Provided material
===============

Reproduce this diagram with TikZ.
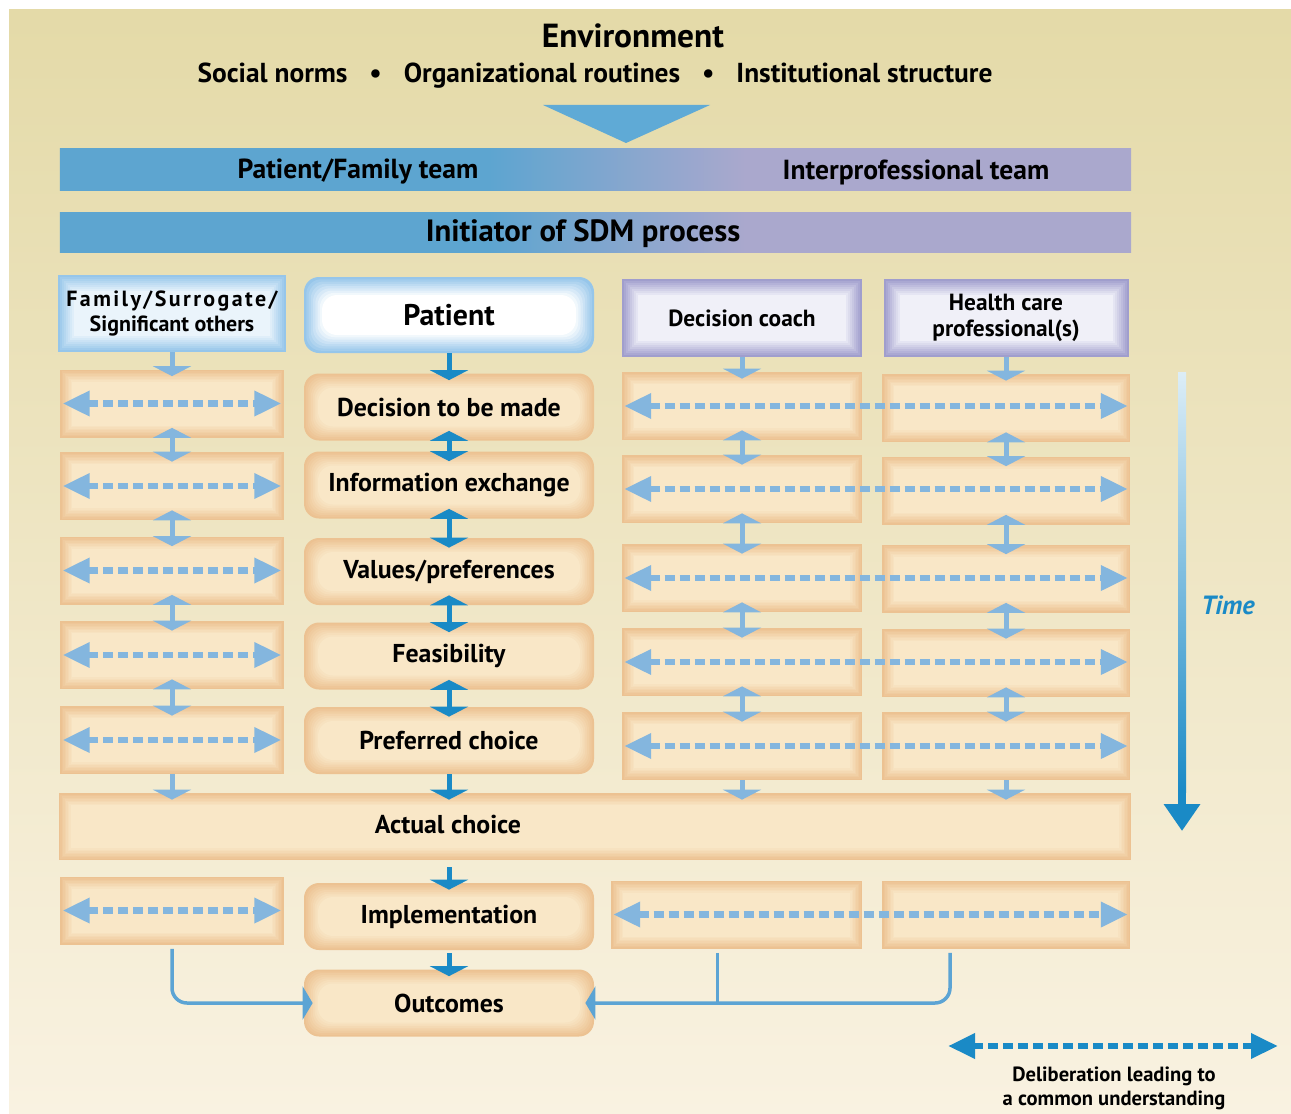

===============

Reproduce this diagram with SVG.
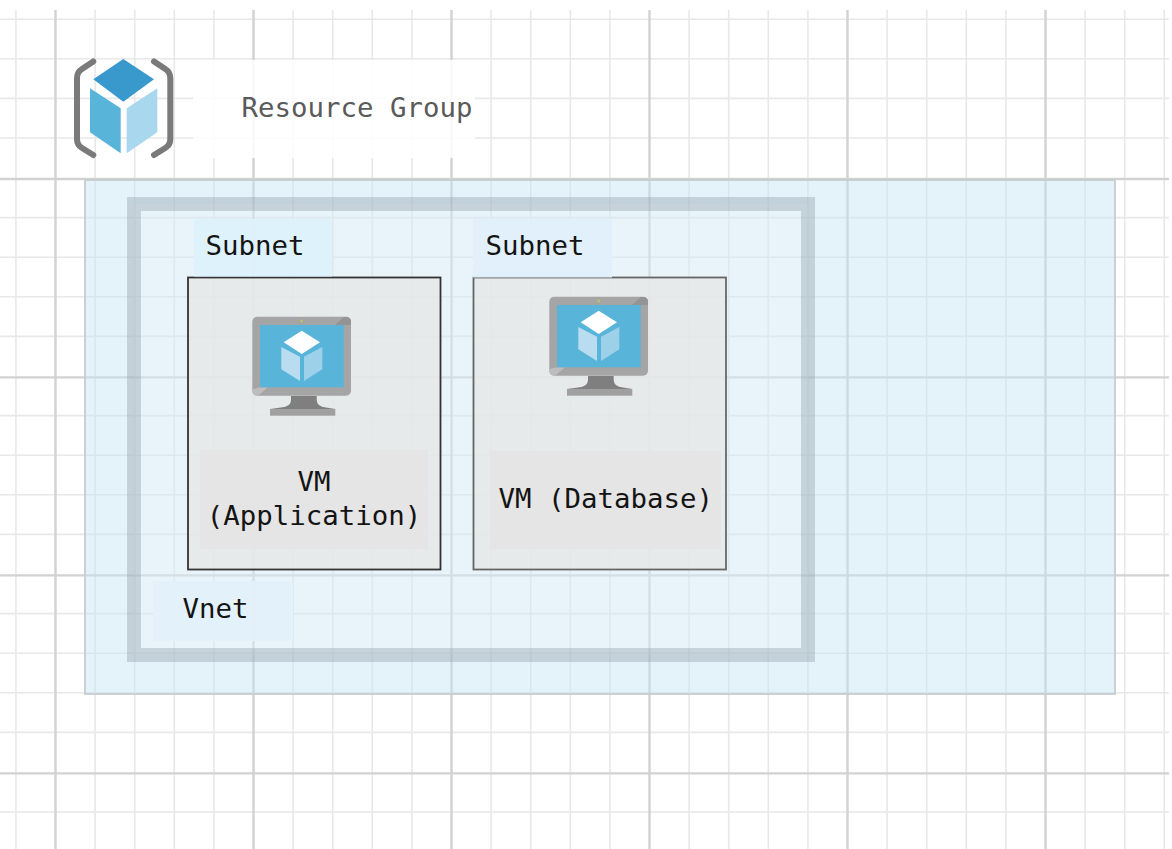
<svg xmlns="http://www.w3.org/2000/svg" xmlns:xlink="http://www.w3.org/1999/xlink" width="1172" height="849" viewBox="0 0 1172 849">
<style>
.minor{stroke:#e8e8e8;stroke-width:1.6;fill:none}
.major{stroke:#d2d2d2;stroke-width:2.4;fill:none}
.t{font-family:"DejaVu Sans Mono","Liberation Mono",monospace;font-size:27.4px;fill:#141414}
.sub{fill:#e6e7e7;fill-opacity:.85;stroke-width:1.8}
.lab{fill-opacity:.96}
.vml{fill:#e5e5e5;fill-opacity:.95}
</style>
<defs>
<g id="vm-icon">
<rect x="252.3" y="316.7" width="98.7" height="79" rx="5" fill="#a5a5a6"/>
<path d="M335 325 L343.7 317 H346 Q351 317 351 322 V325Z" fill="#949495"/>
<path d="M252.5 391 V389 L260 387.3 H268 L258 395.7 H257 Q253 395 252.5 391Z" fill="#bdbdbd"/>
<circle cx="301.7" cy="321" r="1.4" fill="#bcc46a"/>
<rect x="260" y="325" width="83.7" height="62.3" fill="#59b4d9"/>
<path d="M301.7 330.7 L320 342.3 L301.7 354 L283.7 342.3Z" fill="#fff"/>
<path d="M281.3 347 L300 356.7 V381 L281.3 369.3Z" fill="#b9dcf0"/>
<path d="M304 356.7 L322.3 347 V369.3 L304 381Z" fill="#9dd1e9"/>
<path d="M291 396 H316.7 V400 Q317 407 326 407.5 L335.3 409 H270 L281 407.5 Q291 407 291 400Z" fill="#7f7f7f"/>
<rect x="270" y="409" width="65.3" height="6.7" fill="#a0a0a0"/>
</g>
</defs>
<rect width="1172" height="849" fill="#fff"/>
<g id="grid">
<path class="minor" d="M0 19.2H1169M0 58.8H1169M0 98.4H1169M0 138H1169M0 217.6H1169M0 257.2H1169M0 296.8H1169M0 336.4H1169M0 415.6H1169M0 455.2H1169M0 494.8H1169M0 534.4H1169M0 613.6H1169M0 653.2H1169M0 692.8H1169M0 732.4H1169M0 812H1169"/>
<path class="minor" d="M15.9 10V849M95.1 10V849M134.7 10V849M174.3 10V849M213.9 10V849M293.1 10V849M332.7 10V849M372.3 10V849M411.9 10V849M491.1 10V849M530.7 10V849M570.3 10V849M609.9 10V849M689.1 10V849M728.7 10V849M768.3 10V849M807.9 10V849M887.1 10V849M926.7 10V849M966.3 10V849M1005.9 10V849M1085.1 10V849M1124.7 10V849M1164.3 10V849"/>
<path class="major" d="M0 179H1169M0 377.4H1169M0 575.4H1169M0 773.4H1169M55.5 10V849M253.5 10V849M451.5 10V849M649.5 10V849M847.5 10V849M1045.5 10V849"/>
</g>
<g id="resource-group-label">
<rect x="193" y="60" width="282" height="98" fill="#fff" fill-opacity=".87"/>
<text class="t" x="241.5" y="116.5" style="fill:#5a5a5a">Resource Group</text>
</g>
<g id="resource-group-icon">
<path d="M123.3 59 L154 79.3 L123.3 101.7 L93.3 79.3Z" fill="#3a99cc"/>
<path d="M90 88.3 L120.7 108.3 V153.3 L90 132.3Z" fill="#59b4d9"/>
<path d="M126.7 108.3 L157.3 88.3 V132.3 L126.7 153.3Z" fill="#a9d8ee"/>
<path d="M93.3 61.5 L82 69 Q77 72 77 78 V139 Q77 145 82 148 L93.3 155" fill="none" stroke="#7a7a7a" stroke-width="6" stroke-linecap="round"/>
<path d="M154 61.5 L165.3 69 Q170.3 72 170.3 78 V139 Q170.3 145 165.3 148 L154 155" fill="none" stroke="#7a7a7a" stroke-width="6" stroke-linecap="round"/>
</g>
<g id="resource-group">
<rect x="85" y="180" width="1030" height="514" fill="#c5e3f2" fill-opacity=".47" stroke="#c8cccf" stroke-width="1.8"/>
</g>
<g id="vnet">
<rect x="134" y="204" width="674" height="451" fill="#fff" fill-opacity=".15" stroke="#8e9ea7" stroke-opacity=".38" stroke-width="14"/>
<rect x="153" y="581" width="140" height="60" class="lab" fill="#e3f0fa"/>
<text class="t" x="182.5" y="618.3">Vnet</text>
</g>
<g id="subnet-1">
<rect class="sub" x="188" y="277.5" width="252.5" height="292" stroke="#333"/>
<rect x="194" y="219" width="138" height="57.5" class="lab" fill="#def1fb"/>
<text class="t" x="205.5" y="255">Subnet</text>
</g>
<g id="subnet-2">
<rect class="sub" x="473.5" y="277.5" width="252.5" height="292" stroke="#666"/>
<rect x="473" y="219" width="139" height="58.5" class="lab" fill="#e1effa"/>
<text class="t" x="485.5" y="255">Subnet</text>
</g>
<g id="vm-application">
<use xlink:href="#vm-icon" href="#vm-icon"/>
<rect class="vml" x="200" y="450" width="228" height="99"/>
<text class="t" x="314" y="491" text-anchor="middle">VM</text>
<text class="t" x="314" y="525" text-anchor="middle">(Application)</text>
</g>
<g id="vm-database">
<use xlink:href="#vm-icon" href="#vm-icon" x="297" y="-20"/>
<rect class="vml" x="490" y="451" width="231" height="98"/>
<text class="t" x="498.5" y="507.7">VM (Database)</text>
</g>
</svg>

===============

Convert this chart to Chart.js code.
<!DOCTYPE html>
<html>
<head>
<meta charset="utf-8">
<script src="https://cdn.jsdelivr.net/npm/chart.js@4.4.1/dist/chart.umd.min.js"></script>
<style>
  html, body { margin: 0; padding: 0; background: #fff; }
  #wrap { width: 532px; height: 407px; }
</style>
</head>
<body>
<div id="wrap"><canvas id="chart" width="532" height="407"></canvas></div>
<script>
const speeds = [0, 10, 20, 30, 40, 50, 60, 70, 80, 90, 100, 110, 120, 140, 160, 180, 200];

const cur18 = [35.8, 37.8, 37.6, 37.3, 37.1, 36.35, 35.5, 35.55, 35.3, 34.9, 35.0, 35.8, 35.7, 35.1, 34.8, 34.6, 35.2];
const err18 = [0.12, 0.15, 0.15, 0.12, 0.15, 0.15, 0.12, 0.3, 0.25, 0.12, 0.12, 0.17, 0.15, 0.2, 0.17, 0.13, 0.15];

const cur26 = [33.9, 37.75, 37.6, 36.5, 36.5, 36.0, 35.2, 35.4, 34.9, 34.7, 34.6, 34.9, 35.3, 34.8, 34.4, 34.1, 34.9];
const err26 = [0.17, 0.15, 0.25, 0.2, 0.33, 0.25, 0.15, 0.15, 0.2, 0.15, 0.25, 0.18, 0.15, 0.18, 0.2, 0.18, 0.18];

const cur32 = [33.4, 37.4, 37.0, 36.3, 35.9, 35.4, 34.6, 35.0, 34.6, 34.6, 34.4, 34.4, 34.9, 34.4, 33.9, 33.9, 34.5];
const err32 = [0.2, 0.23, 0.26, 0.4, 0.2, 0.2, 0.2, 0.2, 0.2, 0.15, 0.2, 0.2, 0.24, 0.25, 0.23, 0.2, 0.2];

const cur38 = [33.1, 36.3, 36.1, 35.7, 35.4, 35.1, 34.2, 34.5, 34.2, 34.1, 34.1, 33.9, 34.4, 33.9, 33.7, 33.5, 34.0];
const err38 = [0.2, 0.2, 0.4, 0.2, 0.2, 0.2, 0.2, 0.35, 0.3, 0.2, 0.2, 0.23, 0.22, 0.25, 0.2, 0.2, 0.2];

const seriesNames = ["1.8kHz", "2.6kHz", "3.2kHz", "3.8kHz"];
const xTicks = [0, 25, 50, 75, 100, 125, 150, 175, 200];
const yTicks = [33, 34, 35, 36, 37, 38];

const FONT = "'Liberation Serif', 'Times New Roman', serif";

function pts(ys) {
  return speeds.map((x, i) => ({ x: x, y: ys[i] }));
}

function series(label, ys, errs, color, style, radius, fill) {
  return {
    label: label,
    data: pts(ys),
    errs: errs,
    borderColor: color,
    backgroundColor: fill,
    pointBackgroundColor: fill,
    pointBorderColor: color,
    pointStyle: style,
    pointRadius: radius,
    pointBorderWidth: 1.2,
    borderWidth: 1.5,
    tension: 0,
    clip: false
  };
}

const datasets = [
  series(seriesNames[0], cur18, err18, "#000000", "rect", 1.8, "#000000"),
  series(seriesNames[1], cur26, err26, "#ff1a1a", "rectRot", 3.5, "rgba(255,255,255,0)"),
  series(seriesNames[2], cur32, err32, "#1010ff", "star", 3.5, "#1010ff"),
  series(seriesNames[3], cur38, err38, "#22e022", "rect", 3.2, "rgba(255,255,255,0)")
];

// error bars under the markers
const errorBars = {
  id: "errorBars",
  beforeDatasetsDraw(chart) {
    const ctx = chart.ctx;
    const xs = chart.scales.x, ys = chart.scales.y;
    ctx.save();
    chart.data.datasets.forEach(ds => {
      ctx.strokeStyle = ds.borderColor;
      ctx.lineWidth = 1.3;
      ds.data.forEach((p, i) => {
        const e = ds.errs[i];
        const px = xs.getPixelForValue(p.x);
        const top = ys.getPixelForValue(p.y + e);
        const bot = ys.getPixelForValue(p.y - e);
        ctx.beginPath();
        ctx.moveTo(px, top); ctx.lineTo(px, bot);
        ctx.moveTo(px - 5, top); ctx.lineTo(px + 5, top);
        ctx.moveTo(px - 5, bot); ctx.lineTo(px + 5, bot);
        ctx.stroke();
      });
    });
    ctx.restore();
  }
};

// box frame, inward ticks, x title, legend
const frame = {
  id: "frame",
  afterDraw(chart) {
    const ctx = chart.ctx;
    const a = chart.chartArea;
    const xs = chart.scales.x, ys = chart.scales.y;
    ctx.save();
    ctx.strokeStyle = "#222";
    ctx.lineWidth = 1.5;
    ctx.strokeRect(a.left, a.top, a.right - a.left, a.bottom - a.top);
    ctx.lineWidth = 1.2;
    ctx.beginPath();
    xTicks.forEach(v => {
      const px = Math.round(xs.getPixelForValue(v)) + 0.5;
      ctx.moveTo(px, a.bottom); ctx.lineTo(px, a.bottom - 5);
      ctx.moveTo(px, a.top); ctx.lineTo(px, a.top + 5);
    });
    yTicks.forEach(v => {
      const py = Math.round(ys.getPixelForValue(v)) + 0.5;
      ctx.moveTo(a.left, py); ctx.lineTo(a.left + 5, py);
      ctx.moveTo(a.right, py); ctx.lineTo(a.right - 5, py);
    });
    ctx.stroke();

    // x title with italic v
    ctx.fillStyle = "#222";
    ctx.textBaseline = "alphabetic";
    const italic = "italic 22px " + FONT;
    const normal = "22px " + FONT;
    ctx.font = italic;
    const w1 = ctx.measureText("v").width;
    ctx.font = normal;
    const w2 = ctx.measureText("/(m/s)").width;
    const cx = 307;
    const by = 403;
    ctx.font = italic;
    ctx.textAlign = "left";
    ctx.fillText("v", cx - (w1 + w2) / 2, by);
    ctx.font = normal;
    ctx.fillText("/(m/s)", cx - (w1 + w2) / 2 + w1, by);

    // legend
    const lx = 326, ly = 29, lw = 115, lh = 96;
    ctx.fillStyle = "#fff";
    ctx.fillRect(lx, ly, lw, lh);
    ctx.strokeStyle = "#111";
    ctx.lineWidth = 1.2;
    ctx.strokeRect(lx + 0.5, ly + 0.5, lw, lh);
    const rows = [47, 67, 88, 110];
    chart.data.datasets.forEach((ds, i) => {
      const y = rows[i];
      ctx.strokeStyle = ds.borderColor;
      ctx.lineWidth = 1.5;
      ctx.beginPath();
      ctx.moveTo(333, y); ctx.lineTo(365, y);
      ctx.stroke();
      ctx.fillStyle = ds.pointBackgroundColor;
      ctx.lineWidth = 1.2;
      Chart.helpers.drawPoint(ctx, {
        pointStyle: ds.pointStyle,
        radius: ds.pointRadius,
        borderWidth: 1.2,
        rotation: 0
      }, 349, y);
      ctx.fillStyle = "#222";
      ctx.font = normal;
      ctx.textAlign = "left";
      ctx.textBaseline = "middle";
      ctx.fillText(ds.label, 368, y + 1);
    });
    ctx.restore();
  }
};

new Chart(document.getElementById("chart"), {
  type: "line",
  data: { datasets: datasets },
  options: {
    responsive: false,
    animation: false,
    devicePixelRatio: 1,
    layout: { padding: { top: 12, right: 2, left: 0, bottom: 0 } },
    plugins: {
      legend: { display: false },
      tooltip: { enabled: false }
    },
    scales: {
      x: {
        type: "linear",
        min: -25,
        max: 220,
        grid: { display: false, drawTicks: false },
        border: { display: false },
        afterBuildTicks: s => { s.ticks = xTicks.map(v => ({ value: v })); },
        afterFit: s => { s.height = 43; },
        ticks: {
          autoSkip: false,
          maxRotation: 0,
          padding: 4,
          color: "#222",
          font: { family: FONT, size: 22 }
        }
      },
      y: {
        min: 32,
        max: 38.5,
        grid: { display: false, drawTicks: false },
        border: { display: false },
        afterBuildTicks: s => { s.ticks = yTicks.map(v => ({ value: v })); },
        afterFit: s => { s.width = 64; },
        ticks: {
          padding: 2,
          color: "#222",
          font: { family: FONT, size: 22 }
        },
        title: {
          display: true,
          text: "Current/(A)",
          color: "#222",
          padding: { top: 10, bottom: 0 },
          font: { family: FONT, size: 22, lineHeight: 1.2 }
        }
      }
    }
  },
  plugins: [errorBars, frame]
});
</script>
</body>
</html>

===============

Written request
From the records above, repeat exactly the lines from the one with "Convert this chart to Chart.js code." through the one with "0.17, 0.13, 0.15];", both included.

Written answer
Convert this chart to Chart.js code.
<!DOCTYPE html>
<html>
<head>
<meta charset="utf-8">
<script src="https://cdn.jsdelivr.net/npm/chart.js@4.4.1/dist/chart.umd.min.js"></script>
<style>
  html, body { margin: 0; padding: 0; background: #fff; }
  #wrap { width: 532px; height: 407px; }
</style>
</head>
<body>
<div id="wrap"><canvas id="chart" width="532" height="407"></canvas></div>
<script>
const speeds = [0, 10, 20, 30, 40, 50, 60, 70, 80, 90, 100, 110, 120, 140, 160, 180, 200];

const cur18 = [35.8, 37.8, 37.6, 37.3, 37.1, 36.35, 35.5, 35.55, 35.3, 34.9, 35.0, 35.8, 35.7, 35.1, 34.8, 34.6, 35.2];
const err18 = [0.12, 0.15, 0.15, 0.12, 0.15, 0.15, 0.12, 0.3, 0.25, 0.12, 0.12, 0.17, 0.15, 0.2, 0.17, 0.13, 0.15];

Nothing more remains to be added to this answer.